## Work to complete
Extract the records below word for word and ignore the images.

## Record excerpts

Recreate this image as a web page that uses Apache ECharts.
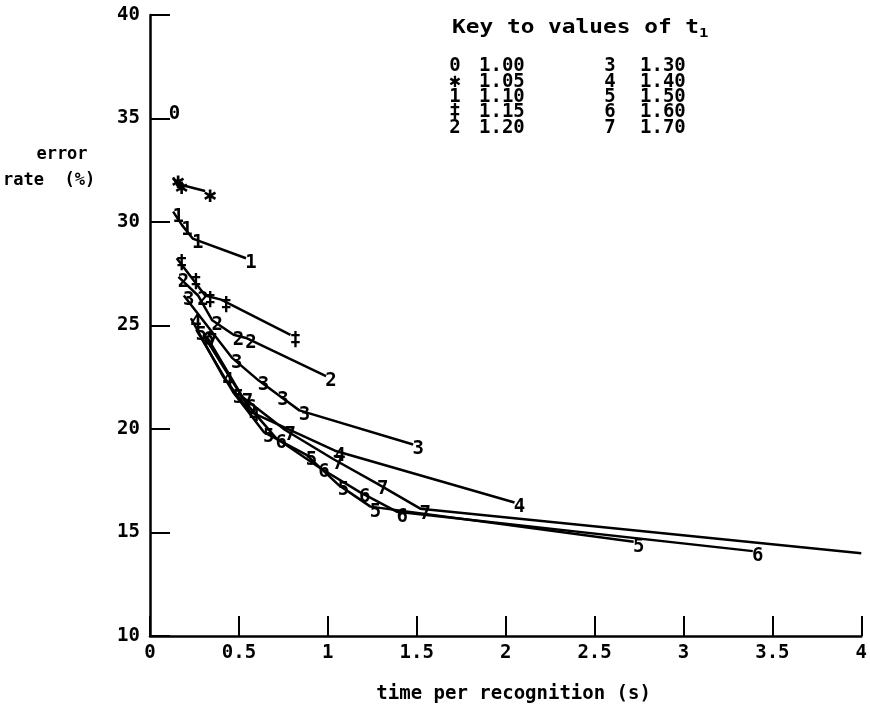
<!DOCTYPE html>
<html>
<head>
<meta charset="utf-8">
<script src="https://cdn.jsdelivr.net/npm/echarts@6/dist/echarts.min.js"></script>
<style>
  html, body { margin: 0; padding: 0; background: #fff; }
  #chart { width: 870px; height: 709px; }
</style>
</head>
<body>
<div id="chart"></div>
<script>
// Plot symbols used for each threshold t1, and the t1 values they stand for
const keySymbols = ['0', '✱', '1', '‡', '2', '3', '4', '5', '6', '7'];
const t1Values = ['1.00', '1.05', '1.10', '1.15', '1.20', '1.30', '1.40', '1.50', '1.60', '1.70'];

// [time per recognition (s), error rate (%)] for each t1
const run100 = [[0.11, 35.45]];
const run105 = [[0.13, 32.15], [0.15, 31.85], [0.31, 31.5]];
const run110 = [[0.13, 30.5], [0.18, 29.85], [0.24, 29.2], [0.54, 28.25]];
const run115 = [[0.15, 28.25], [0.23, 27.35], [0.31, 26.45], [0.40, 26.25], [0.79, 24.55]];
const run120 = [[0.16, 27.35], [0.27, 26.45], [0.35, 25.25], [0.47, 24.55], [0.54, 24.4], [0.99, 22.55]];
const run130 = [[0.19, 26.45], [0.46, 23.45], [0.61, 22.35], [0.72, 21.65], [0.84, 20.9], [1.48, 19.25]];
const run140 = [[0.23, 25.35], [0.41, 22.55], [0.56, 20.85], [1.04, 18.95], [2.05, 16.45]];
const run150 = [[0.26, 24.8], [0.47, 21.75], [0.64, 19.85], [0.88, 18.75], [1.06, 17.3], [1.24, 16.25], [2.72, 14.55]];
const run160 = [[0.30, 24.55], [0.54, 21.25], [0.71, 19.55], [0.95, 18.15], [1.18, 16.95], [1.39, 16.0], [3.39, 14.1]];
const run170 = [[0.32, 24.45], [0.52, 21.55], [0.76, 19.95], [1.03, 18.55], [1.28, 17.35], [1.52, 16.15]];
// the 1.70 run continues to the right edge of the plot
const run170Tail = [4.0, 14.0];

const xTicks = { min: 0, max: 4, interval: 0.5 };
const yTicks = { min: 10, max: 40, interval: 5 };

const runs = [run100, run105, run110, run115, run120, run130, run140, run150, run160, run170];

const FONT = '"DejaVu Sans Mono", monospace';
const INK = '#000';

const series = runs.map((pts, i) => {
  const data = pts.map(p => ({ value: p }));
  if (i === runs.length - 1) {
    data.push({ value: run170Tail, label: { show: false } });
  }
  const isStar = keySymbols[i] === '✱';
  return {
    name: t1Values[i],
    type: 'line',
    data: data,
    symbol: 'circle',
    symbolSize: 2,
    showSymbol: true,
    showAllSymbol: true,
    itemStyle: { color: 'rgba(0,0,0,0)', borderWidth: 0 },
    lineStyle: { color: INK, width: 2.5 },
    label: {
      show: true,
      position: 'inside',
      offset: [5, 5],
      formatter: () => keySymbols[i],
      color: INK,
      fontFamily: FONT,
      fontWeight: 'bold',
      fontSize: isStar ? 22 : 19
    },
    emphasis: { disabled: true },
    z: 2
  };
});

// Key to the plot symbols, laid out in two columns
const keyText = (text, x, y, align) => ({
  type: 'text', x: x, y: y, scaleY: 1.05,
  style: { text: text, fill: INK, align: align, verticalAlign: 'middle',
           font: 'bold 19px ' + FONT }
});
const keyChildren = [];
keyChildren.push({
  type: 'text',
  x: 452, y: 28, scaleX: 1.2,
  style: {
    text: '{t|Key to values of t}{s|1}',
    fill: INK,
    verticalAlign: 'middle',
    rich: {
      t: { fontFamily: FONT, fontWeight: 'bold', fontSize: 19, fill: INK },
      s: { fontFamily: FONT, fontWeight: 'bold', fontSize: 13, fill: INK, padding: [12, 0, 0, 0] }
    }
  }
});
keySymbols.forEach((sym, i) => {
  const col = Math.floor(i / 5);
  const row = i % 5;
  const y = 66 + row * 15.4;
  keyChildren.push(keyText(sym, col === 0 ? 455 : 610, y, 'center'));
  keyChildren.push(keyText(t1Values[i], col === 0 ? 479 : 640, y, 'left'));
});

const axisFont = { color: INK, fontFamily: FONT, fontWeight: 'bold', fontSize: 19 };

const chart = echarts.init(document.getElementById('chart'));
chart.setOption({
  animation: false,
  backgroundColor: '#fff',
  grid: { left: 150, right: 4, top: 15, bottom: 69, containLabel: false },
  xAxis: {
    type: 'value',
    min: xTicks.min, max: xTicks.max, interval: xTicks.interval,
    name: 'time per recognition (s)',
    nameLocation: 'middle',
    nameGap: 49,
    nameTextStyle: Object.assign({ padding: [0, 0, 0, 16] }, axisFont),
    axisLine: { show: true, onZero: false, lineStyle: { color: INK, width: 2.5 } },
    axisTick: { show: true, inside: true, length: 20, lineStyle: { color: INK, width: 2 } },
    axisLabel: Object.assign({ margin: 8 }, axisFont),
    splitLine: { show: false }
  },
  yAxis: {
    type: 'value',
    min: yTicks.min, max: yTicks.max, interval: yTicks.interval,
    axisLine: { show: true, onZero: false, lineStyle: { color: INK, width: 2.5 } },
    axisTick: { show: true, inside: true, length: 20, lineStyle: { color: INK, width: 2 } },
    axisLabel: Object.assign({ margin: 10 }, axisFont),
    splitLine: { show: false }
  },
  graphic: [
    {
      type: 'text', x: 62, y: 155,
      style: { text: 'error', fill: INK, align: 'center', verticalAlign: 'middle',
               font: 'bold 17px ' + FONT }
    },
    {
      type: 'text', x: 3, y: 181,
      style: { text: 'rate  (%)', fill: INK, align: 'left', verticalAlign: 'middle',
               font: 'bold 17px ' + FONT }
    },
    { type: 'group', children: keyChildren }
  ],
  series: series
});
</script>
</body>
</html>
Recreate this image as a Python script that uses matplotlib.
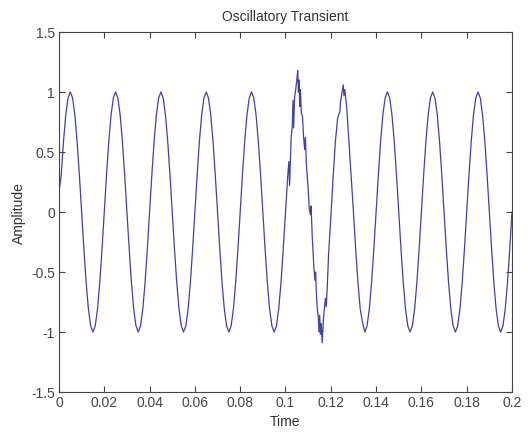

## Output for this exercise
Recreate this image as a web page that uses Apache ECharts.
<!DOCTYPE html>
<html>
<head>
<meta charset="utf-8">
<script src="https://cdn.jsdelivr.net/npm/echarts@6/dist/echarts.min.js"></script>
<style>
  html, body { margin: 0; padding: 0; background: #fff; }
  #chart { width: 870px; height: 709px; }
</style>
</head>
<body>
<div id="chart"></div>
<script>
// Plot symbols used for each threshold t1, and the t1 values they stand for
const keySymbols = ['0', '✱', '1', '‡', '2', '3', '4', '5', '6', '7'];
const t1Values = ['1.00', '1.05', '1.10', '1.15', '1.20', '1.30', '1.40', '1.50', '1.60', '1.70'];

// [time per recognition (s), error rate (%)] for each t1
const run100 = [[0.11, 35.45]];
const run105 = [[0.13, 32.15], [0.15, 31.85], [0.31, 31.5]];
const run110 = [[0.13, 30.5], [0.18, 29.85], [0.24, 29.2], [0.54, 28.25]];
const run115 = [[0.15, 28.25], [0.23, 27.35], [0.31, 26.45], [0.40, 26.25], [0.79, 24.55]];
const run120 = [[0.16, 27.35], [0.27, 26.45], [0.35, 25.25], [0.47, 24.55], [0.54, 24.4], [0.99, 22.55]];
const run130 = [[0.19, 26.45], [0.46, 23.45], [0.61, 22.35], [0.72, 21.65], [0.84, 20.9], [1.48, 19.25]];
const run140 = [[0.23, 25.35], [0.41, 22.55], [0.56, 20.85], [1.04, 18.95], [2.05, 16.45]];
const run150 = [[0.26, 24.8], [0.47, 21.75], [0.64, 19.85], [0.88, 18.75], [1.06, 17.3], [1.24, 16.25], [2.72, 14.55]];
const run160 = [[0.30, 24.55], [0.54, 21.25], [0.71, 19.55], [0.95, 18.15], [1.18, 16.95], [1.39, 16.0], [3.39, 14.1]];
const run170 = [[0.32, 24.45], [0.52, 21.55], [0.76, 19.95], [1.03, 18.55], [1.28, 17.35], [1.52, 16.15]];
// the 1.70 run continues to the right edge of the plot
const run170Tail = [4.0, 14.0];

const xTicks = { min: 0, max: 4, interval: 0.5 };
const yTicks = { min: 10, max: 40, interval: 5 };

const runs = [run100, run105, run110, run115, run120, run130, run140, run150, run160, run170];

const FONT = '"DejaVu Sans Mono", monospace';
const INK = '#000';

const series = runs.map((pts, i) => {
  const data = pts.map(p => ({ value: p }));
  if (i === runs.length - 1) {
    data.push({ value: run170Tail, label: { show: false } });
  }
  const isStar = keySymbols[i] === '✱';
  return {
    name: t1Values[i],
    type: 'line',
    data: data,
    symbol: 'circle',
    symbolSize: 2,
    showSymbol: true,
    showAllSymbol: true,
    itemStyle: { color: 'rgba(0,0,0,0)', borderWidth: 0 },
    lineStyle: { color: INK, width: 2.5 },
    label: {
      show: true,
      position: 'inside',
      offset: [5, 5],
      formatter: () => keySymbols[i],
      color: INK,
      fontFamily: FONT,
      fontWeight: 'bold',
      fontSize: isStar ? 22 : 19
    },
    emphasis: { disabled: true },
    z: 2
  };
});

// Key to the plot symbols, laid out in two columns
const keyText = (text, x, y, align) => ({
  type: 'text', x: x, y: y, scaleY: 1.05,
  style: { text: text, fill: INK, align: align, verticalAlign: 'middle',
           font: 'bold 19px ' + FONT }
});
const keyChildren = [];
keyChildren.push({
  type: 'text',
  x: 452, y: 28, scaleX: 1.2,
  style: {
    text: '{t|Key to values of t}{s|1}',
    fill: INK,
    verticalAlign: 'middle',
    rich: {
      t: { fontFamily: FONT, fontWeight: 'bold', fontSize: 19, fill: INK },
      s: { fontFamily: FONT, fontWeight: 'bold', fontSize: 13, fill: INK, padding: [12, 0, 0, 0] }
    }
  }
});
keySymbols.forEach((sym, i) => {
  const col = Math.floor(i / 5);
  const row = i % 5;
  const y = 66 + row * 15.4;
  keyChildren.push(keyText(sym, col === 0 ? 455 : 610, y, 'center'));
  keyChildren.push(keyText(t1Values[i], col === 0 ? 479 : 640, y, 'left'));
});

const axisFont = { color: INK, fontFamily: FONT, fontWeight: 'bold', fontSize: 19 };

const chart = echarts.init(document.getElementById('chart'));
chart.setOption({
  animation: false,
  backgroundColor: '#fff',
  grid: { left: 150, right: 4, top: 15, bottom: 69, containLabel: false },
  xAxis: {
    type: 'value',
    min: xTicks.min, max: xTicks.max, interval: xTicks.interval,
    name: 'time per recognition (s)',
    nameLocation: 'middle',
    nameGap: 49,
    nameTextStyle: Object.assign({ padding: [0, 0, 0, 16] }, axisFont),
    axisLine: { show: true, onZero: false, lineStyle: { color: INK, width: 2.5 } },
    axisTick: { show: true, inside: true, length: 20, lineStyle: { color: INK, width: 2 } },
    axisLabel: Object.assign({ margin: 8 }, axisFont),
    splitLine: { show: false }
  },
  yAxis: {
    type: 'value',
    min: yTicks.min, max: yTicks.max, interval: yTicks.interval,
    axisLine: { show: true, onZero: false, lineStyle: { color: INK, width: 2.5 } },
    axisTick: { show: true, inside: true, length: 20, lineStyle: { color: INK, width: 2 } },
    axisLabel: Object.assign({ margin: 10 }, axisFont),
    splitLine: { show: false }
  },
  graphic: [
    {
      type: 'text', x: 62, y: 155,
      style: { text: 'error', fill: INK, align: 'center', verticalAlign: 'middle',
               font: 'bold 17px ' + FONT }
    },
    {
      type: 'text', x: 3, y: 181,
      style: { text: 'rate  (%)', fill: INK, align: 'left', verticalAlign: 'middle',
               font: 'bold 17px ' + FONT }
    },
    { type: 'group', children: keyChildren }
  ],
  series: series
});
</script>
</body>
</html>
Recreate this image as a Python script that uses matplotlib.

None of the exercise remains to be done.